Pot marjoram – Origanum onites – is a hardy to frost-hardy perennial that can grow up to 60 cm tall with hairy stems and ovate-elliptic, bright-green, downy leaves. In mid to late summer white or purple flowers are borne in dense clusters. Native to the Mediterranean and the Middle East it requires a well-drained soil and a sunny position. Propagate by division or by cuttings taken in summer. Its flavor is less delicate than Origanum majorama and not as pungent and aromatic as Origanum vulgare. Use in the kitchen – leaves and flowers – fresh or dried. Dried leaves and flowers may also be added to pot-pourri.

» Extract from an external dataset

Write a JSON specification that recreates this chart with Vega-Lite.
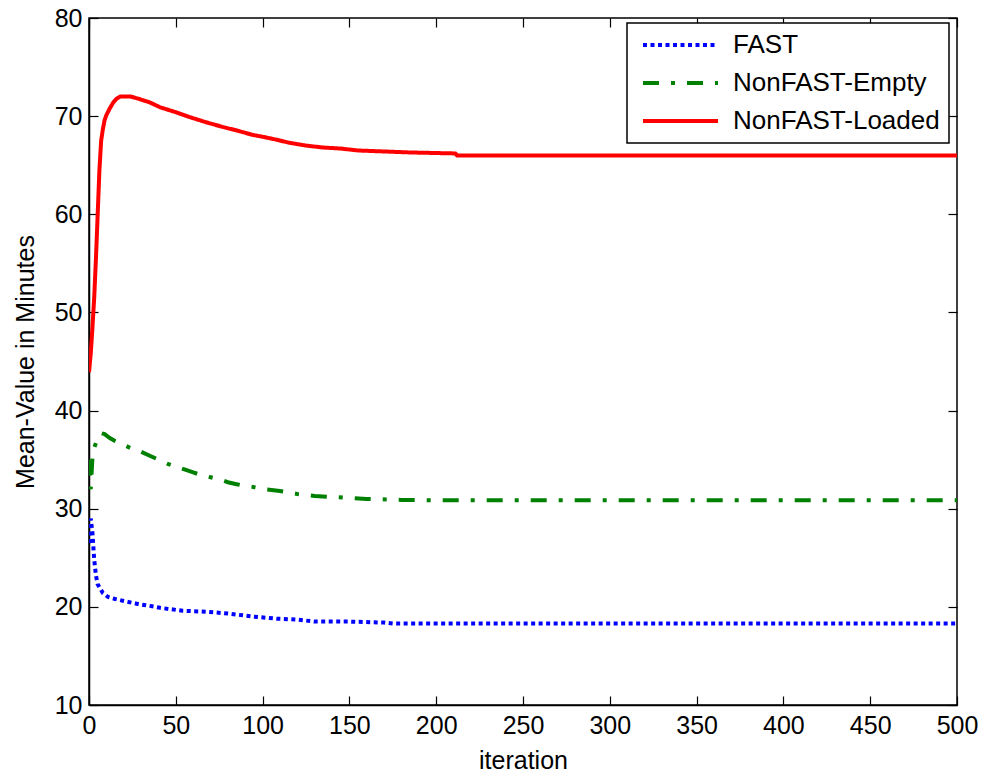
{
  "$schema": "https://vega.github.io/schema/vega-lite/v6.json",
  "autosize": "none",
  "width": 868,
  "height": 687,
  "padding": {"left": 89, "top": 18, "right": 30, "bottom": 71},
  "background": "white",
  "config": {
    "view": {"stroke": "black", "strokeWidth": 1.5},
    "font": "Liberation Sans",
    "axis": {
      "labelFont": "Liberation Sans", "titleFont": "Liberation Sans",
      "labelFontSize": 25, "titleFontSize": 25, "labelColor": "black", "titleColor": "black",
      "titleFontWeight": "normal", "grid": false, "domainColor": "black", "domainWidth": 1.5,
      "ticks": true, "tickColor": "black", "tickWidth": 1.2, "tickSize": -9, "labelFlush": false, "zindex": 1
    },
    "legend": {
      "orient": "none", "legendX": 538, "legendY": 5,
      "strokeColor": "black", "strokeWidth": 1.5, "fillColor": "white", "cornerRadius": 0,
      "padding": 9, "labelFont": "Liberation Sans", "labelFontSize": 26, "labelColor": "black", "labelLimit": 0,
      "symbolType": "stroke", "symbolSize": 5625, "symbolStrokeWidth": 4, "labelOffset": 13,
      "clipHeight": 26, "rowPadding": 12, "symbolOffset": 5, "title": null
    }
  },
  "datasets": {
    "curves": [
      {"series": "FAST", "iteration": 0, "value": 26.5},
      {"series": "FAST", "iteration": 1, "value": 29.0},
      {"series": "FAST", "iteration": 2, "value": 27.5},
      {"series": "FAST", "iteration": 3, "value": 24.8},
      {"series": "FAST", "iteration": 4, "value": 23.2},
      {"series": "FAST", "iteration": 5, "value": 22.3},
      {"series": "FAST", "iteration": 8, "value": 21.4},
      {"series": "FAST", "iteration": 11, "value": 21.0},
      {"series": "FAST", "iteration": 15, "value": 20.8},
      {"series": "FAST", "iteration": 20, "value": 20.6},
      {"series": "FAST", "iteration": 28, "value": 20.3},
      {"series": "FAST", "iteration": 35, "value": 20.1},
      {"series": "FAST", "iteration": 41, "value": 19.9},
      {"series": "FAST", "iteration": 54, "value": 19.6},
      {"series": "FAST", "iteration": 68, "value": 19.5},
      {"series": "FAST", "iteration": 81, "value": 19.3},
      {"series": "FAST", "iteration": 95, "value": 19.0},
      {"series": "FAST", "iteration": 108, "value": 18.8},
      {"series": "FAST", "iteration": 120, "value": 18.7},
      {"series": "FAST", "iteration": 130, "value": 18.5},
      {"series": "FAST", "iteration": 150, "value": 18.5},
      {"series": "FAST", "iteration": 170, "value": 18.4},
      {"series": "FAST", "iteration": 175, "value": 18.3},
      {"series": "FAST", "iteration": 250, "value": 18.3},
      {"series": "FAST", "iteration": 500, "value": 18.3},
      {"series": "NonFAST-Empty", "iteration": 0, "value": 35.0},
      {"series": "NonFAST-Empty", "iteration": 1, "value": 32.0},
      {"series": "NonFAST-Empty", "iteration": 2, "value": 35.3},
      {"series": "NonFAST-Empty", "iteration": 3, "value": 36.2},
      {"series": "NonFAST-Empty", "iteration": 5, "value": 37.2},
      {"series": "NonFAST-Empty", "iteration": 7, "value": 37.7},
      {"series": "NonFAST-Empty", "iteration": 9, "value": 37.6},
      {"series": "NonFAST-Empty", "iteration": 12, "value": 37.2},
      {"series": "NonFAST-Empty", "iteration": 15, "value": 36.9},
      {"series": "NonFAST-Empty", "iteration": 20, "value": 36.5},
      {"series": "NonFAST-Empty", "iteration": 25, "value": 36.1},
      {"series": "NonFAST-Empty", "iteration": 30, "value": 35.8},
      {"series": "NonFAST-Empty", "iteration": 35, "value": 35.4},
      {"series": "NonFAST-Empty", "iteration": 40, "value": 35.0},
      {"series": "NonFAST-Empty", "iteration": 45, "value": 34.6},
      {"series": "NonFAST-Empty", "iteration": 50, "value": 34.3},
      {"series": "NonFAST-Empty", "iteration": 55, "value": 34.0},
      {"series": "NonFAST-Empty", "iteration": 60, "value": 33.7},
      {"series": "NonFAST-Empty", "iteration": 65, "value": 33.4},
      {"series": "NonFAST-Empty", "iteration": 70, "value": 33.2},
      {"series": "NonFAST-Empty", "iteration": 75, "value": 33.0},
      {"series": "NonFAST-Empty", "iteration": 80, "value": 32.7},
      {"series": "NonFAST-Empty", "iteration": 85, "value": 32.5},
      {"series": "NonFAST-Empty", "iteration": 90, "value": 32.3},
      {"series": "NonFAST-Empty", "iteration": 95, "value": 32.2},
      {"series": "NonFAST-Empty", "iteration": 100, "value": 32.0},
      {"series": "NonFAST-Empty", "iteration": 110, "value": 31.8},
      {"series": "NonFAST-Empty", "iteration": 120, "value": 31.5},
      {"series": "NonFAST-Empty", "iteration": 130, "value": 31.3},
      {"series": "NonFAST-Empty", "iteration": 140, "value": 31.2},
      {"series": "NonFAST-Empty", "iteration": 150, "value": 31.1},
      {"series": "NonFAST-Empty", "iteration": 160, "value": 31.0},
      {"series": "NonFAST-Empty", "iteration": 180, "value": 30.9},
      {"series": "NonFAST-Empty", "iteration": 200, "value": 30.85},
      {"series": "NonFAST-Empty", "iteration": 500, "value": 30.85},
      {"series": "NonFAST-Loaded", "iteration": 0, "value": 43.9},
      {"series": "NonFAST-Loaded", "iteration": 1, "value": 45.8},
      {"series": "NonFAST-Loaded", "iteration": 2, "value": 48.5},
      {"series": "NonFAST-Loaded", "iteration": 3, "value": 51.5},
      {"series": "NonFAST-Loaded", "iteration": 4, "value": 55.5},
      {"series": "NonFAST-Loaded", "iteration": 5, "value": 60.0},
      {"series": "NonFAST-Loaded", "iteration": 6, "value": 64.5},
      {"series": "NonFAST-Loaded", "iteration": 7, "value": 67.5},
      {"series": "NonFAST-Loaded", "iteration": 8, "value": 68.7},
      {"series": "NonFAST-Loaded", "iteration": 9, "value": 69.6},
      {"series": "NonFAST-Loaded", "iteration": 10, "value": 70.1},
      {"series": "NonFAST-Loaded", "iteration": 12, "value": 70.8},
      {"series": "NonFAST-Loaded", "iteration": 14, "value": 71.4},
      {"series": "NonFAST-Loaded", "iteration": 16, "value": 71.8},
      {"series": "NonFAST-Loaded", "iteration": 18, "value": 72.0},
      {"series": "NonFAST-Loaded", "iteration": 24, "value": 72.0},
      {"series": "NonFAST-Loaded", "iteration": 28, "value": 71.8},
      {"series": "NonFAST-Loaded", "iteration": 35, "value": 71.4},
      {"series": "NonFAST-Loaded", "iteration": 41, "value": 70.9},
      {"series": "NonFAST-Loaded", "iteration": 50, "value": 70.4},
      {"series": "NonFAST-Loaded", "iteration": 58, "value": 69.9},
      {"series": "NonFAST-Loaded", "iteration": 67, "value": 69.4},
      {"series": "NonFAST-Loaded", "iteration": 77, "value": 68.9},
      {"series": "NonFAST-Loaded", "iteration": 86, "value": 68.5},
      {"series": "NonFAST-Loaded", "iteration": 94, "value": 68.1},
      {"series": "NonFAST-Loaded", "iteration": 100, "value": 67.9},
      {"series": "NonFAST-Loaded", "iteration": 108, "value": 67.6},
      {"series": "NonFAST-Loaded", "iteration": 115, "value": 67.3},
      {"series": "NonFAST-Loaded", "iteration": 125, "value": 67.0},
      {"series": "NonFAST-Loaded", "iteration": 135, "value": 66.8},
      {"series": "NonFAST-Loaded", "iteration": 145, "value": 66.7},
      {"series": "NonFAST-Loaded", "iteration": 155, "value": 66.5},
      {"series": "NonFAST-Loaded", "iteration": 170, "value": 66.4},
      {"series": "NonFAST-Loaded", "iteration": 185, "value": 66.3},
      {"series": "NonFAST-Loaded", "iteration": 211, "value": 66.2},
      {"series": "NonFAST-Loaded", "iteration": 212, "value": 66.0},
      {"series": "NonFAST-Loaded", "iteration": 500, "value": 66.0}
    ]
  },
  "data": {"name": "curves"},
  "layer": [
    {
      "mark": {"type": "line", "strokeWidth": 4, "strokeCap": "butt", "clip": true},
      "encoding": {
        "x": {"field": "iteration", "type": "quantitative",
          "scale": {"domain": [0, 500], "nice": false, "zero": false},
          "axis": {"orient": "bottom", "values": [0,50,100,150,200,250,300,350,400,450,500],
            "title": "iteration", "ticks": true, "tickSize": -9, "labelPadding": 17, "titleY": 63, "titleBaseline": "alphabetic"}},
        "y": {"field": "value", "type": "quantitative",
          "scale": {"domain": [10, 80], "nice": false, "zero": false},
          "axis": {"orient": "left", "values": [10,20,30,40,50,60,70,80],
            "title": "Mean-Value in Minutes", "ticks": true, "tickSize": -9, "labelPadding": 16, "titleX": -56, "titleBaseline": "alphabetic"}},
        "color": {"field": "series", "type": "nominal",
          "scale": {"domain": ["FAST", "NonFAST-Empty", "NonFAST-Loaded"], "range": ["#0000ff", "#008000", "#ff0000"]}},
        "strokeDash": {"field": "series", "type": "nominal",
          "scale": {"domain": ["FAST", "NonFAST-Empty", "NonFAST-Loaded"], "range": [[4, 3.5], [16, 12, 4, 12], [1, 0]]}}
      }
    },
    {
      "mark": {"type": "line", "opacity": 0},
      "encoding": {
        "x": {"field": "iteration", "type": "quantitative",
          "axis": {"orient": "top", "values": [0,50,100,150,200,250,300,350,400,450,500], "labels": false, "title": null, "domain": false, "ticks": true, "tickSize": -9}},
        "y": {"field": "value", "type": "quantitative",
          "axis": {"orient": "right", "values": [10,20,30,40,50,60,70,80], "labels": false, "title": null, "domain": false, "ticks": true, "tickSize": -9}},
        "detail": {"field": "series", "type": "nominal"}
      }
    }
  ],
  "resolve": {"axis": {"x": "independent", "y": "independent"}}
}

Sweet marjoram – Origanum majorana – is a half-hardy perennial that is often grown as an annual. It can grow up to 60 cm tall and has elliptic, pale greyish-green leaves, arranged opposite. It bears small, white, sometimes pinkish flowers that grow in distinctive knotlike clusters, surrounding the stems. This was giving it the once popular name of knotted marjoram. Native to the Mediterranean and Turkey it requires a fertile, well-drained but not too dry soil and a place in full sun. Propagate by seeds sown in spring, after all dangers of frost have passed if you live in a cool temperate area. Leaves and flowering stems may be used in the kitchen, fresh or dried. It is said that it has the most delicate flavor of all marjorams. Dried flowering stems add flagrance to pot-pourri.